In our world as we know it, mostly everything (including ourselves) is subject to change. It can be scary to admit that so much of our lives is constantly evolving beyond our control. But, no matter what comes our way, we can always decide how to handle it. As much as we have the choice to ignore new opportunities and cling to what feels familiar, we also have the opportunity to join in on the change and view challenges as learning opportunities. Choosing to cooperate with our constant evolution can allow us to open doors we wouldn’t have otherwise found. When we recognize and intentionally act on these new opportunities, we set ourselves up to grow.
Owning your personal and career development looks different for everyone. There’s so much to consider when it comes to acting to intentionally develop and grow yourself. So, in order to help guide you in this thinking, we’ve gathered some expert advice from six Wake Forest alumni.
My biggest advice would be to find ways to make yourself comfortable in the uncomfortable. For me, creating a routine during the week added a sense of comfort to my day. Find a routine, and add in little treats along the way to make your own day. The treat can be an iced coffee, a long walk where you call your friends, or planning fun dinners throughout the week.
Don’t be afraid to ask questions. Everyone means it when they say there is no such thing as a bad question. Asking questions shows that you care about yourself and others. Asking a question goes beyond getting the answer you thought you were looking for, and it could open a door that you didn’t even know was there. Most often, the answers to questions aren’t what we think they are, and usually, those are the best answers.
Never stop learning. Learn from your mistakes. We all make them. Know that at times, your biggest support may come from people who don’t know you, because people who know you are used to seeing you operate in one “lane”. As you grow, evolve, and expand, some people aren’t going to know how to process this new you.
That’s where your grounding is so important. Understand that life is a process and things take time, sometimes longer than you’d expect. But when people see that you are dedicated to your craft, you’ll be surprised where help may come from next.
And don’t forget to reach back and empower others along the way. Nobody gets “there” by themselves. Reach across the aisle and to those with experiences different from your own.
Be free. In college, for many reasons, I feel like many people often try to be what they think fits the ideal WFU image or what their parents or professors may want them to be. Let that go! Be yourself! I can speak 100% to the notion that, once you’re happy being yourself and doing things you truly like to do, everything in life points upward. It’s a euphoric feeling that I honestly can’t explain.
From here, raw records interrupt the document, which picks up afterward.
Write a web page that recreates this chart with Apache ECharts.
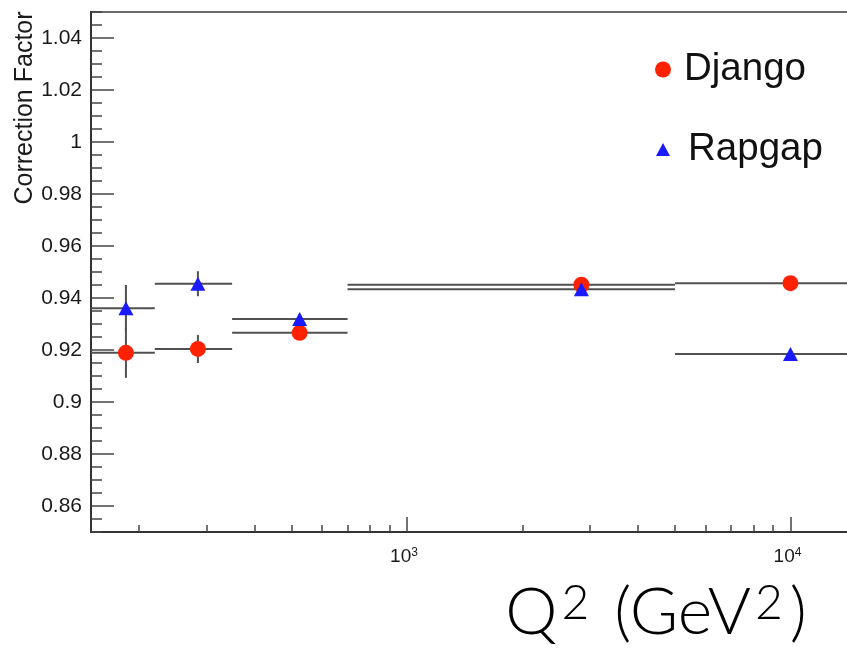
<!DOCTYPE html>
<html>
<head>
<meta charset="utf-8">
<script src="https://cdn.jsdelivr.net/npm/echarts@6/dist/echarts.min.js"></script>
<style>
html,body{margin:0;padding:0;background:#fff;}
#chart{width:847px;height:649px;}
</style>
</head>
<body>
<div id="chart"></div>
<script>
// ---- data ----
const binLow    = [150, 220, 350, 700, 5000];
const binHigh   = [220, 350, 700, 5000, 15000];
const binCenter = [185, 285, 525, 2850, 10000];
const djangoVal = [0.9189, 0.9204, 0.9266, 0.9451, 0.9457];
const djangoErr = [0.0096, 0.0054, 0.0020, 0.0015, 0.0015];
const rapgapVal = [0.9361, 0.9455, 0.9319, 0.9434, 0.9185];
const rapgapErr = [0.0089, 0.0048, 0.0020, 0.0015, 0.0015];
const yMajorTicks = [0.86, 0.88, 0.9, 0.92, 0.94, 0.96, 0.98, 1, 1.02, 1.04];
const xMajorTicks = [1000, 10000];
const xMinorTicks = [200, 300, 400, 500, 600, 700, 800, 900, 2000, 3000, 4000, 5000, 6000, 7000, 8000, 9000];
const xMin = 150, xMax = 15000, yMin = 0.85, yMax = 1.05;

const FONT = 'Liberation Sans';
const chart = echarts.init(document.getElementById('chart'), null, {renderer: 'canvas'});

function rows(vals, errs) {
  return binCenter.map((c, i) => [c, vals[i], binLow[i], binHigh[i], errs[i]]);
}
function errRender(params, api) {
  const xc = api.value(0), y = api.value(1), lo = api.value(2), hi = api.value(3), e = api.value(4);
  const pL = api.coord([lo, y]), pH = api.coord([hi, y]);
  const pT = api.coord([xc, y + e]), pB = api.coord([xc, y - e]);
  const st = {stroke: '#505050', lineWidth: 2};
  return {type: 'group', children: [
    {type: 'line', shape: {x1: pL[0], y1: pL[1], x2: pH[0], y2: pH[1]}, style: st},
    {type: 'line', shape: {x1: pT[0], y1: pT[1], x2: pB[0], y2: pB[1]}, style: st}
  ]};
}

const xBase = {
  type: 'log', logBase: 10, min: xMin, max: xMax, gridIndex: 0, position: 'bottom',
  splitLine: {show: false}, minorTick: {show: false}
};
const yBase = {
  type: 'value', min: yMin, max: yMax, gridIndex: 0, position: 'left',
  splitLine: {show: false}, minorTick: {show: false}
};

const option = {
  backgroundColor: '#fff',
  animation: false,
  grid: {left: 91, top: 12, width: 767, height: 520, show: true, borderColor: '#6a6a6a', borderWidth: 2,
         containLabel: false, outerBoundsMode: 'none'},
  xAxis: [
    Object.assign({}, xBase, {
      axisLine: {show: true, lineStyle: {color: '#333', width: 2}},
      axisTick: {show: true, inside: true, length: 15, customValues: xMajorTicks, lineStyle: {color: '#444', width: 1.5}},
      axisLabel: {show: true, customValues: xMajorTicks, margin: 15,
        formatter: v => '{b|10}{s|' + Math.round(Math.log10(v)) + '}',
        rich: {b: {fontFamily: FONT, fontSize: 19, color: '#1a1a1a'},
               s: {fontFamily: FONT, fontSize: 12, color: '#1a1a1a', verticalAlign: 'top', padding: [0, 6, 0, 0]}}}
    }),
    Object.assign({}, xBase, {
      axisLine: {show: false},
      axisTick: {show: true, inside: true, length: 7, customValues: xMinorTicks, lineStyle: {color: '#444', width: 1.5}},
      axisLabel: {show: false}
    })
  ],
  yAxis: [
    Object.assign({}, yBase, {
      interval: 0.005,
      axisLine: {show: true, lineStyle: {color: '#333', width: 2}},
      axisTick: {show: true, inside: true, length: 11, lineStyle: {color: '#444', width: 1.5}},
      axisLabel: {show: false}
    }),
    Object.assign({}, yBase, {
      axisLine: {show: false},
      axisTick: {show: true, inside: true, length: 23, customValues: yMajorTicks, lineStyle: {color: '#444', width: 1.5}},
      axisLabel: {show: true, customValues: yMajorTicks, margin: 9, fontFamily: FONT, fontSize: 21, color: '#1a1a1a'}
    })
  ],
  legend: [
    {data: [{name: 'Django', icon: 'circle'}], left: 655, top: 50, padding: 0, itemWidth: 16, itemHeight: 16,
     textStyle: {fontFamily: FONT, fontSize: 38.5, color: '#111', padding: [0, 0, 0, 8]}, selectedMode: false},
    {data: [{name: 'Rapgap', icon: 'triangle'}], left: 656, top: 130, padding: 0, itemWidth: 14, itemHeight: 13,
     textStyle: {fontFamily: FONT, fontSize: 38.5, color: '#111', padding: [0, 0, 0, 13]}, selectedMode: false}
  ],
  graphic: [
    {type: 'text', x: 25, y: 108, rotation: Math.PI / 2,
     style: {text: 'Correction Factor', fontFamily: FONT, fontSize: 25, fill: '#1a1a1a', align: 'center', verticalAlign: 'middle'}},
    {type: 'text', x: 656, y: 613,
     style: {text: '{m|Q}{s|2}{m| (GeV}{s|2}{m|)}', align: 'center', verticalAlign: 'middle',
       rich: {m: {fontFamily: 'Lato', fontSize: 66, fill: '#000', fontWeight: 300, padding: [0, 3, 0, 3]},
              s: {fontFamily: 'Lato', fontSize: 48, fill: '#000', fontWeight: 300, verticalAlign: 'top', padding: [0, 4, 0, 1]}}}}
  ],
  series: [
    {type: 'custom', name: 'DjangoErr', xAxisIndex: 0, yAxisIndex: 0, renderItem: errRender,
     data: rows(djangoVal, djangoErr), encode: {x: 0, y: 1}, z: 1, silent: true},
    {type: 'custom', name: 'RapgapErr', xAxisIndex: 0, yAxisIndex: 0, renderItem: errRender,
     data: rows(rapgapVal, rapgapErr), encode: {x: 0, y: 1}, z: 1, silent: true},
    {type: 'scatter', name: 'Django', xAxisIndex: 0, yAxisIndex: 0, symbol: 'circle', symbolSize: 16,
     itemStyle: {color: '#ff2200', opacity: 1}, data: binCenter.map((c, i) => [c, djangoVal[i]]), z: 3},
    {type: 'scatter', name: 'Rapgap', xAxisIndex: 0, yAxisIndex: 0, symbol: 'triangle', symbolSize: [15, 14],
     itemStyle: {color: '#1a1aff', opacity: 1}, data: binCenter.map((c, i) => [c, rapgapVal[i]]), z: 4}
  ]
};
chart.setOption(option);
</script>
</body>
</html>
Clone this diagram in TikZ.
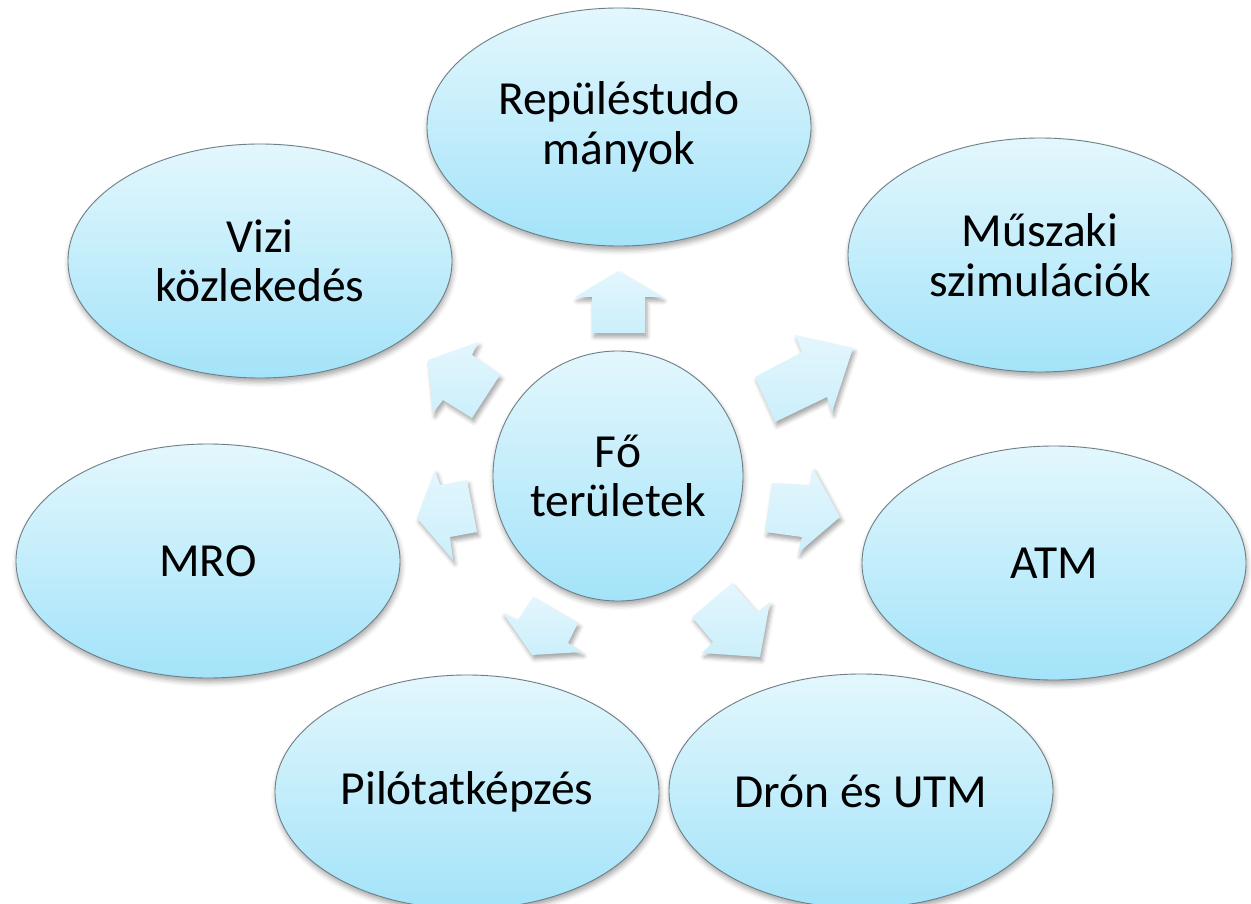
\documentclass[tikz,border=0pt]{standalone}
\usepackage{fontspec}
\setmainfont{Carlito}
\usetikzlibrary{shapes.geometric,shadows.blur}
\definecolor{elltop}{HTML}{E3F7FD}
\definecolor{ellbot}{HTML}{A3E3F9}
\definecolor{arrtop}{HTML}{E4F6FD}
\definecolor{arrbot}{HTML}{CBEFFB}
\definecolor{ellline}{HTML}{6F7F85}
\tikzset{
  bubble/.style={ellipse, draw=ellline, line width=0.9pt, inner sep=0pt,
    top color=elltop, bottom color=ellbot, align=center,
    font=\fontsize{47.5}{49.5}\selectfont,
    blur shadow={shadow xshift=1pt, shadow yshift=-4pt, shadow blur radius=5pt, shadow opacity=35}},
  outer/.style={bubble, minimum width=384pt, minimum height=234pt},
  blockarrow/.style={top color=arrtop, bottom color=arrbot,
    blur shadow={shadow xshift=2pt, shadow yshift=-4pt, shadow blur radius=4pt, shadow opacity=35}}
}
\begin{document}
\begin{tikzpicture}[x=1pt,y=-1pt]
\useasboundingbox (0,0) rectangle (1251,904);
\clip (0,0) rectangle (1251,904);
% block arrows
\path[blockarrow] (592,333) -- (592,297) -- (575,297) -- (618,271) -- (662,297) -- (645,297) -- (645,333) -- cycle;
\path[blockarrow] (755,377) -- (802,352) -- (795,335) -- (853,348) -- (832,412) -- (827,397) -- (775,422) -- cycle;
\path[blockarrow] (772,483) -- (810,485) -- (813,468) -- (840,517) -- (798,553) -- (802,537) -- (765,532) -- cycle;
\path[blockarrow] (732,583) -- (757,612) -- (770,602) -- (760,657) -- (702,653) -- (713,642) -- (692,617) -- cycle;
\path[blockarrow] (533,597) -- (578,623) -- (568,643) -- (582,652) -- (532,655) -- (503,613) -- (518,620) -- cycle;
\path[blockarrow] (467,480) -- (477,532) -- (450,537) -- (453,560) -- (417,518) -- (435,470) -- (440,485) -- cycle;
\path[blockarrow] (500,375) -- (472,418) -- (443,400) -- (433,413) -- (428,360) -- (478,342) -- (472,355) -- cycle;
% bubbles
\node[outer, minimum height=238pt] (rep) at (619,127) {Repüléstudo\\mányok};
\node[outer] (vizi) at (260,261) {Vizi\\közlekedés};
\node[outer] (musz) at (1040,255) {Műszaki\\szimulációk};
\node[outer] (mro) at (208,561) {MRO};
\node[outer] (atm) at (1054,563) {ATM};
\node[outer] (pilot) at (467,792) {Pilótatképzés};
\node[outer] (dron) at (861,791) {Drón és UTM};
\node[bubble, circle, minimum size=250pt] (fo) at (618,476) {Fő\\területek};
\end{tikzpicture}
\end{document}
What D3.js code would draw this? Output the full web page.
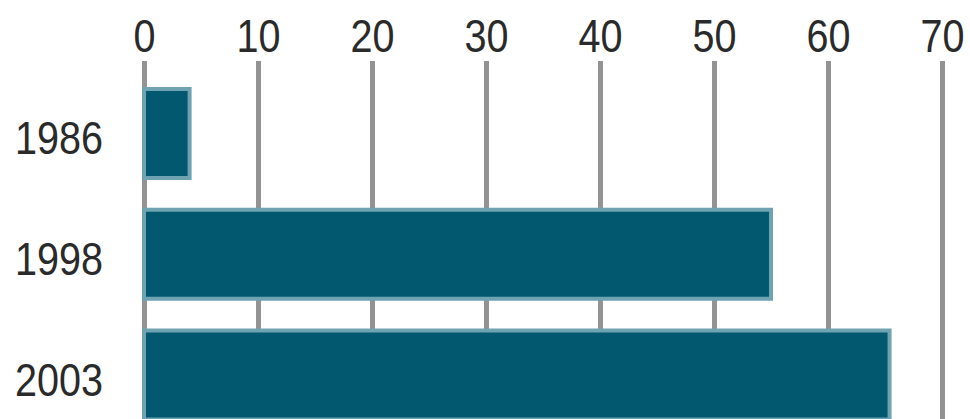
<!DOCTYPE html>
<html>
<head>
<meta charset="utf-8">
<script src="https://cdn.jsdelivr.net/npm/d3@7"></script>
<style>
  html, body { margin: 0; padding: 0; background: #ffffff; }
  svg { display: block; }
  .axis text { font-family: "Liberation Sans", Arial, sans-serif; font-size: 46px; fill: #2a2a2a; }
</style>
</head>
<body>
<svg id="chart" width="970" height="419"></svg>
<script>
// Survey years and the value recorded for each
const years = ["1986", "1998", "2003"];
const values = [4, 55, 65.4];
const tickValues = [0, 10, 20, 30, 40, 50, 60, 70];

const svg = d3.select("#chart");
const W = 970, H = 419;
const squeeze = 0.86; // narrow the lettering horizontally

const x = d3.scaleLinear().domain([0, 70]).range([144, 942]);
const y = d3.scaleBand().domain(years).range([64, 444.5]).paddingInner(0.263).paddingOuter(0.207);

// Value axis along the top, its ticks extended down as gridlines
const gridTop = 61;
const xAxis = svg.append("g")
  .attr("class", "axis x-axis")
  .attr("transform", `translate(0,${gridTop})`)
  .call(d3.axisTop(x).tickValues(tickValues).tickSize(-(H - gridTop + 10)).tickPadding(9).tickFormat(d3.format("d")));
xAxis.select(".domain").remove();
xAxis.selectAll(".tick line").attr("stroke", "#939393").attr("stroke-width", 5);
xAxis.selectAll(".tick text").attr("dy", "0").attr("transform", `scale(${squeeze},1)`);

// Bars
svg.append("g")
  .selectAll("rect")
  .data(years.map((yr, i) => ({ yr, v: values[i] })))
  .join("rect")
  .attr("x", x(0))
  .attr("y", d => y(d.yr))
  .attr("width", d => x(d.v) - x(0))
  .attr("height", y.bandwidth())
  .attr("fill", "#02596f")
  .attr("stroke", "#6fa3b1")
  .attr("stroke-width", 4);

// Category labels on the left
const yAxis = svg.append("g")
  .attr("class", "axis y-axis")
  .attr("transform", `translate(${x(0)},0)`)
  .call(d3.axisLeft(y).tickSize(0).tickPadding(41));
yAxis.select(".domain").remove();
yAxis.selectAll(".tick text")
  .attr("dy", "0")
  .attr("y", 20.5)
  .attr("x", -41 / squeeze)
  .attr("transform", `scale(${squeeze},1)`);
</script>
</body>
</html>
Wake Forest is an excellent university and will provide you the tools you need to be successful. Take advantage of the professional development resources available to you as a student and then as an alumnus. In addition to your manager with your employer, seek out someone you admire to be an additional source of advice and guidance. Often, new employees rely solely on their direct manager. It is helpful to have multiple leaders and peers that are supportive and can help you navigate your career.
I would recommend hosting people at your place and/or gathering at a local coffee shop! Whether it is a movie watching evening or a dinner party, inviting folks to your place and building a ritual experience to gather is such an amazing way to build community and expand your circles.
100% make a concerted effort to get to know your local community (i.e. volunteer at a community center/nonprofit, attend community-centered events, and learn about the history of the place you live and work in). You will feel grounded and loved.
Focus on the soft skills first: In many entry-level positions, your technical knowledge is not what is going to set you apart. Communication, time management, emotional intelligence, etc. are skills that your bosses will immediately notice and appreciate. Come to work with a positive attitude, ask questions, and be humble. When you are checking those boxes, the hard skills tend to follow naturally – and if not, your colleagues will be eager to bring you along.”